By James Hickson · 25 September 2025
High-value property buyers increasingly hold significant wealth in crypto — and they're asking to use it. For a broker, agency or developer, the opportunity is real, but so is the worry: volatility, compliance, and the practical question of how crypto turns into the fiat a closing needs. The answer is that a real-estate business can accept crypto without ever handling it, by settling through a regulated provider.
This guide is for the property professional accepting payment — brokers, agencies, developers and their conveyancers — not the buyer.
Why crypto is showing up in property deals
A growing share of high-net-worth and international buyers hold wealth in crypto and prefer to transact in it: it moves quickly, crosses borders without correspondent-bank delay, and reaches buyers whose local banking is slow. For the seller, the appeal is closing deals that might otherwise stall on a slow international transfer — provided the money arrives as clean, compliant fiat.
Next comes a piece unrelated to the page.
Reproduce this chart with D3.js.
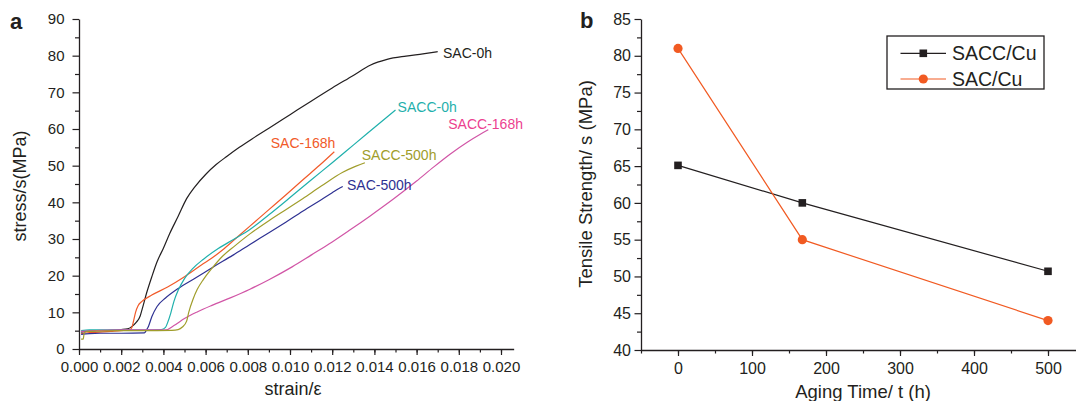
<!DOCTYPE html>
<html>
<head>
<meta charset="utf-8">
<script src="https://cdn.jsdelivr.net/npm/d3@7/dist/d3.min.js"></script>
<style>
  html, body { margin: 0; padding: 0; background: #fff; }
  svg { display: block; font-family: "Liberation Sans", Arial, sans-serif; }
</style>
</head>
<body>
<svg id="chart" width="1076" height="401"></svg>
<script>
// ---------- Panel a data: stress-strain curves [strain, stress(MPa)] ----------
const sac0h = [[0.0001,4.6],[0.0005,4.9],[0.001,5.0],[0.0015,5.1],[0.002,5.3],[0.0023,5.5],[0.0025,6.1],[0.0027,7.2],[0.0029,9.0],[0.0030,11.0],[0.0032,15.2],[0.00345,19.7],[0.0037,23.8],[0.004,27.5],[0.0043,31.5],[0.0047,36.2],[0.0051,41.0],[0.0055,44.3],[0.006,47.6],[0.0065,50.3],[0.007,52.5],[0.0076,55.0],[0.0082,57.3],[0.009,60.2],[0.01,63.9],[0.011,67.6],[0.012,71.2],[0.013,74.6],[0.0138,77.4],[0.0146,79.0],[0.0155,79.9],[0.0163,80.5],[0.017,81.1]];
const sac168h = [[0.0001,4.2],[0.0005,4.5],[0.001,4.6],[0.0015,4.8],[0.002,5.0],[0.0024,5.2],[0.0025,5.8],[0.00258,7.5],[0.00268,10.0],[0.0028,11.8],[0.00297,12.9],[0.00345,14.7],[0.0042,16.9],[0.005,19.7],[0.0058,22.9],[0.0063,24.8],[0.0068,27.0],[0.0074,30.0],[0.0081,33.5],[0.009,38.0],[0.0098,42.0],[0.0106,46.1],[0.0114,50.1],[0.0121,53.8]];
const sac500h = [[0.0001,4.0],[0.0005,4.2],[0.001,4.3],[0.002,4.3],[0.0031,4.4],[0.0032,5.2],[0.0033,6.3],[0.00345,8.8],[0.0037,11.6],[0.0041,13.9],[0.0047,16.5],[0.0055,19.3],[0.0064,22.5],[0.0073,25.6],[0.0081,28.5],[0.009,31.7],[0.0098,34.6],[0.0106,37.6],[0.0115,40.8],[0.012,42.6],[0.0123,43.7],[0.0125,44.3]];
const sacc0h = [[0.0001,5.0],[0.0005,5.2],[0.001,5.2],[0.002,5.2],[0.003,5.2],[0.0039,5.3],[0.0041,5.9],[0.0042,7.2],[0.00435,9.8],[0.0045,13.0],[0.0047,16.0],[0.005,19.2],[0.0054,22.0],[0.0059,24.5],[0.0066,27.4],[0.0073,29.8],[0.0081,32.6],[0.009,36.6],[0.01,41.3],[0.011,46.1],[0.012,50.8],[0.013,55.6],[0.014,60.4],[0.015,65.2]];
const sacc168h = [[0.0001,4.8],[0.001,5.1],[0.002,5.2],[0.003,5.2],[0.0041,5.2],[0.0045,6.4],[0.005,8.3],[0.0056,10.1],[0.0063,11.9],[0.0072,14.0],[0.0081,16.3],[0.009,18.9],[0.0101,22.4],[0.011,25.6],[0.012,29.2],[0.0128,32.3],[0.0138,36.3],[0.0149,40.9],[0.016,45.8],[0.0168,49.6],[0.0176,53.2],[0.0184,56.4],[0.019,58.5],[0.0194,59.8]];
const sacc500h = [[0.0001,2.7],[0.0002,2.7],[0.00025,4.4],[0.0004,4.8],[0.001,4.9],[0.002,5.0],[0.003,5.0],[0.0044,5.1],[0.0047,5.3],[0.0049,6.0],[0.0051,7.6],[0.0052,10.0],[0.0054,13.5],[0.0056,16.2],[0.0059,19.0],[0.0063,22.0],[0.0068,25.3],[0.0074,28.2],[0.0081,31.4],[0.009,35.0],[0.0098,38.0],[0.0106,41.0],[0.0115,44.5],[0.0125,48.2],[0.0131,49.8],[0.01355,50.8]];

const curveNames  = ["SAC-0h","SAC-168h","SAC-500h","SACC-0h","SACC-168h","SACC-500h"];
const curveData   = [sac0h, sac168h, sac500h, sacc0h, sacc168h, sacc500h];
const curveColors = ["#231f20","#f15a29","#2e3192","#1fb0ac","#d155a6","#a09d2b"];
const labelColors = ["#231f20","#f15a29","#2e3192","#1fb0ac","#ec3f8f","#a09d2b"];
// label anchor positions in data units [strain, stress], plus text anchor
const labelStrain = [0.01725, 0.01215, 0.01270, 0.01510, 0.01750, 0.01340];
const labelStress = [80.6, 56.2, 44.7, 66.0, 61.3, 53.0];
const labelAnchor = ["start","end","start","start","start","start"];

const strainTicks = [0.000,0.002,0.004,0.006,0.008,0.010,0.012,0.014,0.016,0.018,0.020];
const stressTicks = [0,10,20,30,40,50,60,70,80,90];

// ---------- Panel b data ----------
const agingTime = [0, 168, 500];
const saccCu = [65.1, 60.0, 50.7];
const sacCu  = [81.0, 55.0, 44.0];
const seriesNames = ["SACC/Cu","SAC/Cu"];
const timeTicks = [0,100,200,300,400,500];
const strengthTicks = [40,45,50,55,60,65,70,75,80,85];

const ink = "#231f20";
const svg = d3.select("#chart");

// ================= Panel a =================
const xA = d3.scaleLinear().domain([0, 0.0206]).range([79, 79 + 0.0206 * 21100]);
const yA = d3.scaleLinear().domain([0, 90]).range([349, 19]);
const gA = svg.append("g");

function styleAxis(g, fs) {
  g.select(".domain").attr("stroke", ink).attr("stroke-width", 1.3);
  g.selectAll(".tick line").attr("stroke", ink).attr("stroke-width", 1.2);
  g.selectAll(".tick text").attr("fill", ink).style("font-size", fs + "px");
}

// minor ticks
gA.append("g").attr("transform", "translate(0,349)")
  .call(d3.axisBottom(xA).tickValues(d3.range(0, 0.0206, 0.001)).tickSize(3.5).tickFormat(""))
  .call(g => { g.select(".domain").remove(); g.selectAll("line").attr("stroke", ink).attr("stroke-width", 1.2); });
gA.append("g").attr("transform", "translate(79,0)")
  .call(d3.axisLeft(yA).tickValues(d3.range(5, 90, 10)).tickSize(4).tickFormat(""))
  .call(g => { g.select(".domain").remove(); g.selectAll("line").attr("stroke", ink).attr("stroke-width", 1.2); });

gA.append("g").attr("transform", "translate(0,349)")
  .call(d3.axisBottom(xA).tickValues(strainTicks).tickFormat(d3.format(".3f")).tickSize(6).tickSizeOuter(0).tickPadding(6))
  .call(g => styleAxis(g, 15));
gA.append("g").attr("transform", "translate(79,0)")
  .call(d3.axisLeft(yA).tickValues(stressTicks).tickSize(6.5).tickSizeOuter(0).tickPadding(8))
  .call(g => styleAxis(g, 15));

const lineA = d3.line().x(d => xA(d[0])).y(d => yA(d[1])).curve(d3.curveMonotoneX);
curveData.forEach((data, i) => {
  gA.append("path").datum(data)
    .attr("fill", "none").attr("stroke", curveColors[i]).attr("stroke-width", 1.2)
    .attr("stroke-linejoin", "round").attr("d", lineA);
});
curveNames.forEach((name, i) => {
  gA.append("text").attr("x", xA(labelStrain[i])).attr("y", yA(labelStress[i]))
    .attr("dy", "0.35em").attr("text-anchor", labelAnchor[i])
    .attr("fill", labelColors[i]).style("font-size", "14px").text(name);
});

gA.append("text").attr("x", 293).attr("y", 395).attr("text-anchor", "middle")
  .attr("fill", ink).style("font-size", "18px").text("strain/ε");
gA.append("text").attr("transform", "translate(26,186) rotate(-90)").attr("text-anchor", "middle")
  .attr("fill", ink).style("font-size", "18px").text("stress/s(MPa)");
gA.append("text").attr("x", 10).attr("y", 29).attr("fill", ink)
  .style("font-size", "22px").style("font-weight", "bold").text("a");

// ================= Panel b =================
const xB = d3.scaleLinear().domain([-50, 550]).range([641, 641 + 600 * 0.74]);
const yB = d3.scaleLinear().domain([40, 85]).range([350, 19]);
const gB = svg.append("g");

gB.append("g").attr("transform", "translate(0,350)")
  .call(d3.axisBottom(xB).tickValues(d3.range(-50, 551, 50)).tickSize(3.5).tickFormat(""))
  .call(g => { g.select(".domain").remove(); g.selectAll("line").attr("stroke", ink).attr("stroke-width", 1.2); });
gB.append("g").attr("transform", "translate(641,0)")
  .call(d3.axisLeft(yB).tickValues(d3.range(42.5, 85, 5)).tickSize(4).tickFormat(""))
  .call(g => { g.select(".domain").remove(); g.selectAll("line").attr("stroke", ink).attr("stroke-width", 1.2); });

gB.append("g").attr("transform", "translate(0,350)")
  .call(d3.axisBottom(xB).tickValues(timeTicks).tickSize(6).tickSizeOuter(0).tickPadding(6.5))
  .call(g => styleAxis(g, 16));
gB.append("g").attr("transform", "translate(641,0)")
  .call(d3.axisLeft(yB).tickValues(strengthTicks).tickSize(6.5).tickSizeOuter(0).tickPadding(3.5))
  .call(g => styleAxis(g, 16));

const seriesB = [saccCu, sacCu];
const seriesColors = [ink, "#f15a22"];
const lineB = d3.line().x(d => xB(d[0])).y(d => yB(d[1]));
seriesB.forEach((vals, i) => {
  const pts = agingTime.map((t, j) => [t, vals[j]]);
  gB.append("path").datum(pts).attr("fill", "none")
    .attr("stroke", seriesColors[i]).attr("stroke-width", 1.2).attr("d", lineB);
  if (i === 0) {
    gB.selectAll(null).data(pts).enter().append("rect")
      .attr("x", d => xB(d[0]) - 3.8).attr("y", d => yB(d[1]) - 3.8)
      .attr("width", 7.6).attr("height", 7.6).attr("fill", seriesColors[i]);
  } else {
    gB.selectAll(null).data(pts).enter().append("circle")
      .attr("cx", d => xB(d[0])).attr("cy", d => yB(d[1])).attr("r", 4.6)
      .attr("fill", seriesColors[i]);
  }
});

// legend
const leg = gB.append("g");
leg.append("rect").attr("x", 887).attr("y", 36).attr("width", 157).attr("height", 53)
  .attr("fill", "#fff").attr("stroke", ink).attr("stroke-width", 1.3);
seriesNames.forEach((name, i) => {
  const y = 53.3 + i * 25.7;
  leg.append("line").attr("x1", 900.5).attr("x2", 946).attr("y1", y).attr("y2", y)
    .attr("stroke", seriesColors[i]).attr("stroke-width", 1.2);
  if (i === 0) {
    leg.append("rect").attr("x", 923.3 - 3.8).attr("y", y - 3.8).attr("width", 7.6).attr("height", 7.6).attr("fill", seriesColors[i]);
  } else {
    leg.append("circle").attr("cx", 923.3).attr("cy", y).attr("r", 4.6).attr("fill", seriesColors[i]);
  }
  leg.append("text").attr("x", 952).attr("y", y).attr("dy", "0.36em")
    .attr("fill", ink).style("font-size", "19.5px").text(name);
});

gB.append("text").attr("x", 863).attr("y", 398).attr("text-anchor", "middle")
  .attr("fill", ink).style("font-size", "18.5px").text("Aging Time/ t (h)");
gB.append("text").attr("transform", "translate(592,184) rotate(-90)").attr("text-anchor", "middle")
  .attr("fill", ink).style("font-size", "18.5px").text("Tensile Strength/ s (MPa)");
gB.append("text").attr("x", 580).attr("y", 28).attr("fill", ink)
  .style("font-size", "22px").style("font-weight", "bold").text("b");
</script>
</body>
</html>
The core idea: accept crypto, settle in fiat
The mechanism that makes this safe for a property business is settlement to fiat at the time of payment. The buyer pays in stablecoins or crypto against your invoice or deposit request; the provider converts it and settles fiat to you. You never create a wallet, hold a volatile asset, or manage crypto on your books. The closing proceeds with ordinary fiat.
How it works, step by step
- Agree the terms. Price the sale and decide which part (deposit and/or balance) the buyer will pay in crypto.
- Raise the invoice. Issue the deposit or purchase invoice with a crypto payment option.
- Buyer is checked. The provider runs KYC and source-of-funds checks on the buyer and the crypto.
- Buyer pays in crypto. Settled in stablecoins or crypto under a compliant flow.
- You receive fiat. The provider converts and settles fiat to your account for the closing, with a clean record for your conveyancer.
A worked example
An overseas buyer wants to purchase a £1.2m property and pay the deposit in stablecoins, because an international bank transfer would take days and tie up the deal. The agency raises a deposit invoice with a crypto option; the provider verifies the buyer and source of funds; the buyer pays in stablecoins; the agency receives the deposit in pounds the same day, with documentation for the conveyancer. Legal completion then proceeds exactly as it normally would.
What to check before you accept crypto
- Source of funds and KYC. The provider must verify the buyer and the origin of the crypto — essential for a property transaction.
- Settlement to fiat. Confirm you receive fiat (or stablecoins if you prefer), not raw crypto.
- Regulatory standing. Use licensed entities; this protects you, your client account and your banking relationships.
- Documentation. Ensure you get a clean record that satisfies your conveyancer and auditors.
- Jurisdiction. Rules for property and for crypto vary by country — confirm both apply cleanly to your sale.
Common pitfalls
- Accepting crypto directly into a personal or company wallet — this creates volatility, custody and compliance exposure you don't want near a property transaction.
- Skipping source-of-funds checks; for high-value property this is non-negotiable.
- Assuming crypto changes the legal process — it doesn't; it only changes how the payment is made and settled.
The right partner
A property business should accept crypto the same way it accepts any payment: compliantly, in fiat, with a clean paper trail. See how Xchange360 handles this with pay by invoice, or read the buyer-facing view on buying property with crypto.
This article is general information, not financial, legal or tax advice. It is not a substitute for regulated conveyancing or compliance advice. Availability of services depends on jurisdiction and eligibility.
Frequently asked questions
Can you buy property with crypto?
Yes — when the broker or developer accepts it through a regulated provider. The buyer pays in crypto against the invoice or deposit, and the seller is settled in fiat for the closing, keeping the transaction compliant and free of volatility risk.
Does the seller end up holding crypto?
No. The payment is converted and settled to the seller in fiat at the time of payment, so there's no exposure to crypto price movement.
Is accepting crypto for property compliant?
With a regulated provider, payments run with KYC/AML and source-of-funds checks on the buyer. Availability and specific rules depend on the jurisdiction of the sale.
How does source-of-funds work for a crypto buyer?
The provider performs KYC and source-of-funds checks on the buyer and the crypto before settlement, giving the seller and conveyancer a compliant record.
What part of the transaction can be paid in crypto?
Typically the deposit and/or purchase amount via an invoice. The provider settles fiat to the seller; legal completion proceeds as normal.
Is it faster than an international bank transfer?
Often yes for the payment step — crypto settlement clears in hours and reaches buyers in markets where banking is slow, while the legal process continues as usual.